#### Supplied material:
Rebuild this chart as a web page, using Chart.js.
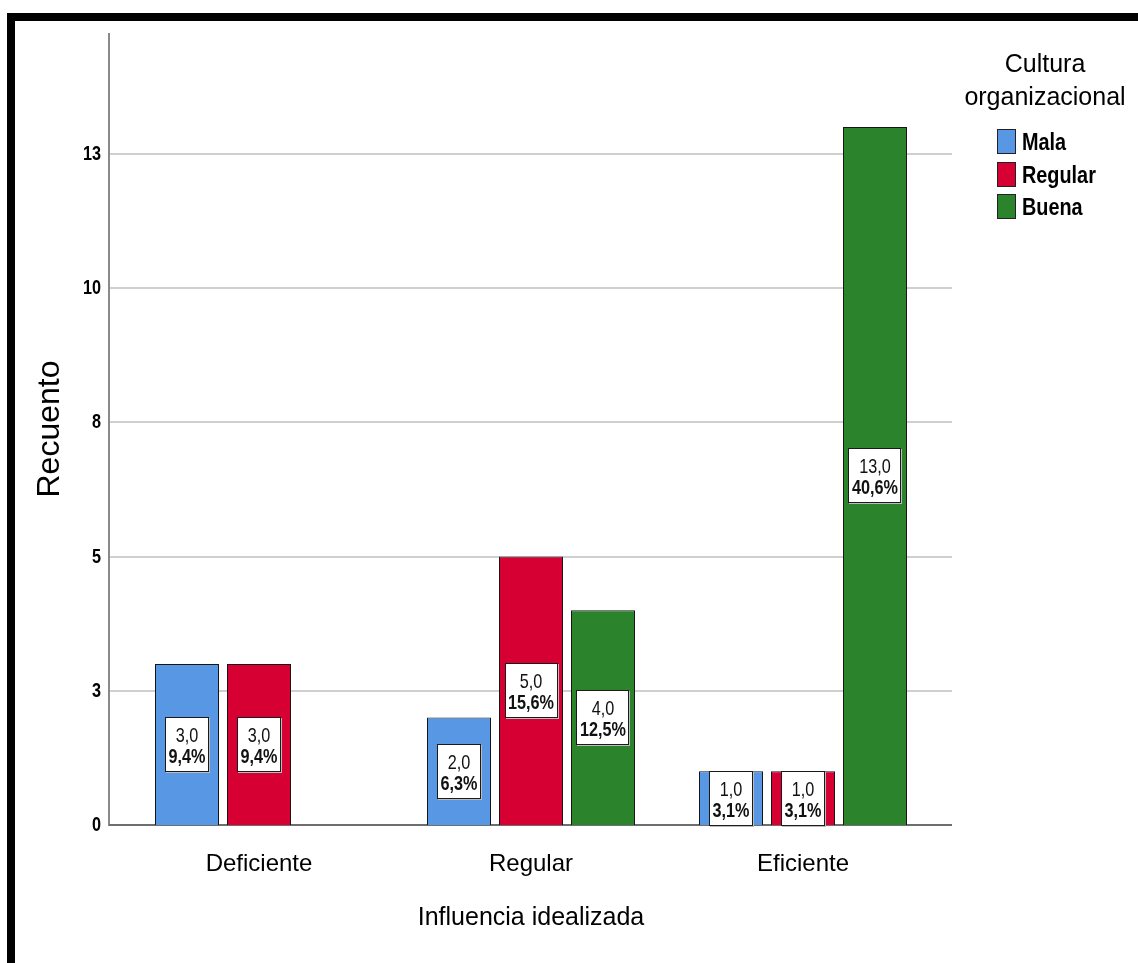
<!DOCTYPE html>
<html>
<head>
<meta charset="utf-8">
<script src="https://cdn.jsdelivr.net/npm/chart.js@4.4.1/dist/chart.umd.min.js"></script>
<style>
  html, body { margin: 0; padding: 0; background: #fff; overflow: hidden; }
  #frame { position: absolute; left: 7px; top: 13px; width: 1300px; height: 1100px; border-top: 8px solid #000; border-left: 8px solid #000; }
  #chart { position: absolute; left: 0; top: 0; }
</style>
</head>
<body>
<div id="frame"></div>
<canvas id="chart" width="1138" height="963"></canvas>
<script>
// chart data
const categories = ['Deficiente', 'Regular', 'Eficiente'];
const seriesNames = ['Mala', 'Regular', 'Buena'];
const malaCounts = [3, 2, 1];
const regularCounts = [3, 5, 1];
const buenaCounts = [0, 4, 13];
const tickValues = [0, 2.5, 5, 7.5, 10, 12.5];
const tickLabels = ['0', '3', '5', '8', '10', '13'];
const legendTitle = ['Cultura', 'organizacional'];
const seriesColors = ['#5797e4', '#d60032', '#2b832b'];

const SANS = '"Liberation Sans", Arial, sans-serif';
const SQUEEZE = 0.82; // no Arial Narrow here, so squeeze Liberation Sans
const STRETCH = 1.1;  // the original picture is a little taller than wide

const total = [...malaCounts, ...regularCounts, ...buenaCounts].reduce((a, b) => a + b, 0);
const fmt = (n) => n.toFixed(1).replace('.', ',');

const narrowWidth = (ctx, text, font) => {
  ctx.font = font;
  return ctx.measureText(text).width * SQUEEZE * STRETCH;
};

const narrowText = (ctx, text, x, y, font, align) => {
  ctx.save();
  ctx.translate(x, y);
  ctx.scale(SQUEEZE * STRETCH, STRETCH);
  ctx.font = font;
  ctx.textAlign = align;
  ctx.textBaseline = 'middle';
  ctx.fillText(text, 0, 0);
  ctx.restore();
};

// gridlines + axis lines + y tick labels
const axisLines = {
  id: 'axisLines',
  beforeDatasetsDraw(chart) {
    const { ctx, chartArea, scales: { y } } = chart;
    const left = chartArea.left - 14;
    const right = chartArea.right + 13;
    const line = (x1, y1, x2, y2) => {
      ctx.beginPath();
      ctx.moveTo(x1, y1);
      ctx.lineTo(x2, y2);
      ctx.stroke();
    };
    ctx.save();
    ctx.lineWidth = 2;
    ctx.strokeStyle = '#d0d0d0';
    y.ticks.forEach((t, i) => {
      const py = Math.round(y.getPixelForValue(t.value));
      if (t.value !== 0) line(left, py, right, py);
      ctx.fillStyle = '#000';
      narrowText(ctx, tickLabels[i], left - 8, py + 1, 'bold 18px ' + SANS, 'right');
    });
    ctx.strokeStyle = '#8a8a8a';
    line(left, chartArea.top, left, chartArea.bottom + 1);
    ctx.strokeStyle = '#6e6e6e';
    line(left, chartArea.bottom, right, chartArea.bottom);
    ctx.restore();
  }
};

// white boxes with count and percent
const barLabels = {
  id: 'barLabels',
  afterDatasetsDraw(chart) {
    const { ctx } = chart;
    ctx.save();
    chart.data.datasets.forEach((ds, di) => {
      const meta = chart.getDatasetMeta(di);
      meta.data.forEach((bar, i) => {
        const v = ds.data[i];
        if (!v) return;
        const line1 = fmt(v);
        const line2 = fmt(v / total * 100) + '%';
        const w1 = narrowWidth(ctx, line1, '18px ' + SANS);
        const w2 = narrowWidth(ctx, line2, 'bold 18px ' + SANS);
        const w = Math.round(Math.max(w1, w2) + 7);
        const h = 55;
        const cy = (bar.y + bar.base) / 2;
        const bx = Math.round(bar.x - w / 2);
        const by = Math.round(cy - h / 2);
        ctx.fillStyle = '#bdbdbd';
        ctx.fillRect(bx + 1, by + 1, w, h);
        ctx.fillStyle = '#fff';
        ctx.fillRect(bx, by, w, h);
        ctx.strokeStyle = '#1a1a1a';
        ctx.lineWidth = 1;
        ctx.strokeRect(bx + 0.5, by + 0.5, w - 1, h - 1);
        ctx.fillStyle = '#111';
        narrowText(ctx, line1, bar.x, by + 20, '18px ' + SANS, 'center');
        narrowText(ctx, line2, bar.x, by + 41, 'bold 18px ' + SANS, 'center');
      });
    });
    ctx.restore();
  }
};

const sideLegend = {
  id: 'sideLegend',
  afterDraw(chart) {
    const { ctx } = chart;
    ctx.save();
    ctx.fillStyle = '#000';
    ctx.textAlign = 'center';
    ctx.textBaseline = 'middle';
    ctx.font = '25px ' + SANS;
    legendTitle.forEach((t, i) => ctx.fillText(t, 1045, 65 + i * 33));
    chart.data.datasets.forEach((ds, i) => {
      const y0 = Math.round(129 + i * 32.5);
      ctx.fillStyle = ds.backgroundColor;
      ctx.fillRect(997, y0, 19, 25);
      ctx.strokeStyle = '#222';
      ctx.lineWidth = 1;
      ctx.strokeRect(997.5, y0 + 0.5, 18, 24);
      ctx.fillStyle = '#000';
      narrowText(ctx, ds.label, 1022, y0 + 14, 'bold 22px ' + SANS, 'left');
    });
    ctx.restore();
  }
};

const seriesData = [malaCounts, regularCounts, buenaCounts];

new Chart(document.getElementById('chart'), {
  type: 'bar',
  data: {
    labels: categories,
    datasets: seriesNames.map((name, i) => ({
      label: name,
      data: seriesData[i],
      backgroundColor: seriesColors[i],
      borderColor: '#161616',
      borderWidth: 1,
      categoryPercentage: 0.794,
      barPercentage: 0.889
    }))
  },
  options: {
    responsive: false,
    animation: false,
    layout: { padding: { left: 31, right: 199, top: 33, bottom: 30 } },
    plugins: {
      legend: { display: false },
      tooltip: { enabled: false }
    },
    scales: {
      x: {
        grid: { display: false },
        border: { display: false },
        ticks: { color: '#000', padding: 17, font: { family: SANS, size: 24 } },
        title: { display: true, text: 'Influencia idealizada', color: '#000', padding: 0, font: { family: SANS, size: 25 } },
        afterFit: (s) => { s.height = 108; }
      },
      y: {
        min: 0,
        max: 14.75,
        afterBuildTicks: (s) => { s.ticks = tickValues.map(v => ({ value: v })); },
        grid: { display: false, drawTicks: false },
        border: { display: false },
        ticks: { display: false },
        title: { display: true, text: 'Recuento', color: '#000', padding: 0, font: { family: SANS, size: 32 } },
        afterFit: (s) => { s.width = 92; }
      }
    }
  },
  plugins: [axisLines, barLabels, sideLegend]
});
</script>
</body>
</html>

#### Task details:
Quote, exactly and only, the lines from the first line of the data above through the line containing "const fmt = (n)". The pictures do not belong in it.

#### Result of this task:
Rebuild this chart as a web page, using Chart.js.
<!DOCTYPE html>
<html>
<head>
<meta charset="utf-8">
<script src="https://cdn.jsdelivr.net/npm/chart.js@4.4.1/dist/chart.umd.min.js"></script>
<style>
  html, body { margin: 0; padding: 0; background: #fff; overflow: hidden; }
  #frame { position: absolute; left: 7px; top: 13px; width: 1300px; height: 1100px; border-top: 8px solid #000; border-left: 8px solid #000; }
  #chart { position: absolute; left: 0; top: 0; }
</style>
</head>
<body>
<div id="frame"></div>
<canvas id="chart" width="1138" height="963"></canvas>
<script>
// chart data
const categories = ['Deficiente', 'Regular', 'Eficiente'];
const seriesNames = ['Mala', 'Regular', 'Buena'];
const malaCounts = [3, 2, 1];
const regularCounts = [3, 5, 1];
const buenaCounts = [0, 4, 13];
const tickValues = [0, 2.5, 5, 7.5, 10, 12.5];
const tickLabels = ['0', '3', '5', '8', '10', '13'];
const legendTitle = ['Cultura', 'organizacional'];
const seriesColors = ['#5797e4', '#d60032', '#2b832b'];

const SANS = '"Liberation Sans", Arial, sans-serif';
const SQUEEZE = 0.82; // no Arial Narrow here, so squeeze Liberation Sans
const STRETCH = 1.1;  // the original picture is a little taller than wide

const total = [...malaCounts, ...regularCounts, ...buenaCounts].reduce((a, b) => a + b, 0);
const fmt = (n) => n.toFixed(1).replace('.', ',');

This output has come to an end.